The reliable exploitation happens thanks to the subsequent loop:
1320: for (i = 0; i > error; i++) { 1321: const int plen = min_t(size_t, len, PAGE_SIZE - off); 1322: 1323: partial[buffers].offset = off; 1324: partial[buffers].len = plen; 1325: 1326: off = 0; 1327: len -= plen; 1328: buffers++; 1329: }
Here, the partial
array, which is also PIPE_BUFFERS
elements long, is overflowed with (off=0, plen=0×1000) pairs. Now, depending on the variables
layout chosen by the compiler, various data structures (that follow partial
array) can be overwritten with zero. In the most common case, the pages
array will be located after the partial
array. The pages
array contains pointers,
thus after the preceding loop, it will contain NULL pointers.
Normally, when the kernel tries to access a NULL pointer, it will result in an
exception and the process will be terminated. However, the attacker can map
memory pages at address zero, and store arbitrary data there. In such a scenario,
when the kernel dereferences pointers from the pages
array,
attacker-controlled data will be processed, which may result in arbitrary
code execution in the kernel context. In our case, the convenient technique is
to make an entry in the pages
array look as a compound page
descriptor, which will result in a function call to an attacker-controlled
address in user space:
37 static void put_compound_page(struct page *page) /* attacker controls arg */ 38 { 39 page = (struct page *)page_private(page); 40 if (put_page_testzero(page)) { 41 void (*dtor)(struct page *page); 42 43 dtor = (void (*)(struct page *))page[1].lru.next; 44 (*dtor)(page); /* so attacker controls the target of the call 45 } 46 }
To sum up, the exploitation involves:
- integer overflow
- buffer overflow
- mapping the zero address to allow NULL dereference
Workarounds
The kernel upgrade is the preferred solution; but if it is not feasible, there
are workarounds.
A simple kernel module, which disables the sys_vmsplice
system
call, has been posted [2].
The exploit we’ve discussed relies heavily on the possibility to map memory at
address zero. Starting with kernel 2.6.23, there is a mechanism to forbid such
mapping via procfs. The echo 65536 > /proc/sys/vm/mmap_min_addr
command will set the lowest possible mapping to be at 64K. Note that:
- SELinux must be enabled (in enforcing mode) for this command to take effect.

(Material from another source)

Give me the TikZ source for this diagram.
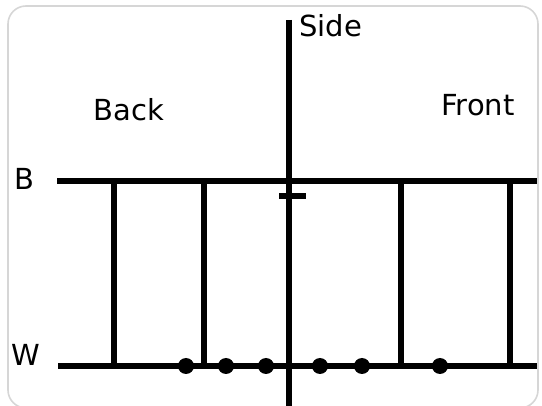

- Although this setting certainly makes the current exploit fail, there is a nonzero probability that the vulnerability can be exploited without mapping the zero address. I know of no code capable of such exploitation; however, it cannot be ruled out.
- This setting may prevent exploitation of future NULL pointer dereferences vulnerabilities. Very few programs make legitimate use of mapping the zero address.